What you are asked to do: Pictures in the data below are not part of the copy; transcribe everything else exactly.

>> BEGIN Source material

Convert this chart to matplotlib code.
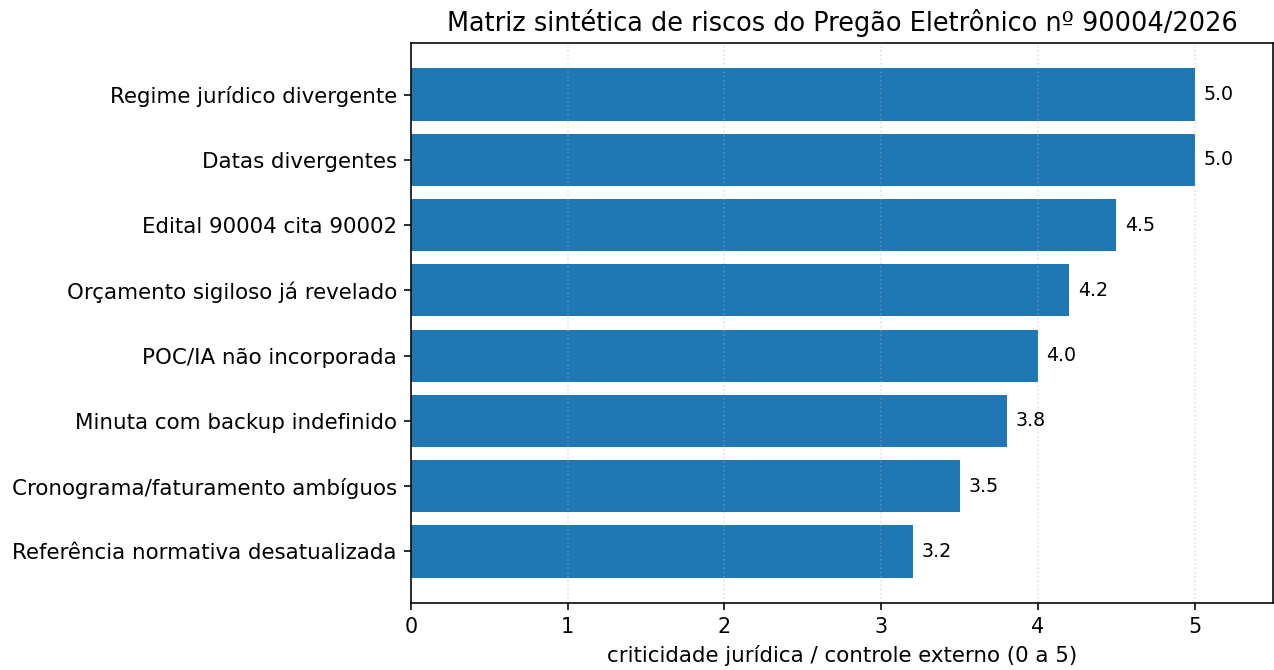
import matplotlib
matplotlib.use("Agg")
import matplotlib.pyplot as plt

# Risk items (top to bottom) and their criticality score
riscos = [
    "Regime jurídico divergente",
    "Datas divergentes",
    "Edital 90004 cita 90002",
    "Orçamento sigiloso já revelado",
    "POC/IA não incorporada",
    "Minuta com backup indefinido",
    "Cronograma/faturamento ambíguos",
    "Referência normativa desatualizada",
]
criticidade = [5.0, 5.0, 4.5, 4.2, 4.0, 3.8, 3.5, 3.2]

DPI = 144
W, H = 1274, 670
fig = plt.figure(figsize=(W / DPI, H / DPI), dpi=DPI)
ax = fig.add_axes([411 / W, 1 - 603 / H, (1273 - 411) / W, (603 - 43) / H])

# barh draws bottom-up, so reverse to keep first item on top
ax.barh(riscos[::-1], criticidade[::-1], color="#1f77b4", height=0.8)

for i, v in enumerate(criticidade[::-1]):
    ax.text(v + 0.055, i, f"{v:.1f}", va="center", ha="left", fontsize=9.5)

ax.set_xlim(0, 5.5)
ax.grid(axis="x", linestyle=":", alpha=0.4)
ax.tick_params(axis="y", labelsize=10.7)
ax.tick_params(axis="x", labelsize=10.4)
ax.set_xlabel("criticidade jurídica / controle externo (0 a 5)", fontsize=10.7)
ax.set_title("Matriz sintética de riscos do Pregão Eletrônico nº 90004/2026", fontsize=12.8)

fig.savefig("out.png", dpi=DPI)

>> END Source material

The output:
Convert this chart to matplotlib code.
import matplotlib
matplotlib.use("Agg")
import matplotlib.pyplot as plt

# Risk items (top to bottom) and their criticality score
riscos = [
    "Regime jurídico divergente",
    "Datas divergentes",
    "Edital 90004 cita 90002",
    "Orçamento sigiloso já revelado",
    "POC/IA não incorporada",
    "Minuta com backup indefinido",
    "Cronograma/faturamento ambíguos",
    "Referência normativa desatualizada",
]
criticidade = [5.0, 5.0, 4.5, 4.2, 4.0, 3.8, 3.5, 3.2]

DPI = 144
W, H = 1274, 670
fig = plt.figure(figsize=(W / DPI, H / DPI), dpi=DPI)
ax = fig.add_axes([411 / W, 1 - 603 / H, (1273 - 411) / W, (603 - 43) / H])

# barh draws bottom-up, so reverse to keep first item on top
ax.barh(riscos[::-1], criticidade[::-1], color="#1f77b4", height=0.8)

for i, v in enumerate(criticidade[::-1]):
    ax.text(v + 0.055, i, f"{v:.1f}", va="center", ha="left", fontsize=9.5)

ax.set_xlim(0, 5.5)
ax.grid(axis="x", linestyle=":", alpha=0.4)
ax.tick_params(axis="y", labelsize=10.7)
ax.tick_params(axis="x", labelsize=10.4)
ax.set_xlabel("criticidade jurídica / controle externo (0 a 5)", fontsize=10.7)
ax.set_title("Matriz sintética de riscos do Pregão Eletrônico nº 90004/2026", fontsize=12.8)

fig.savefig("out.png", dpi=DPI)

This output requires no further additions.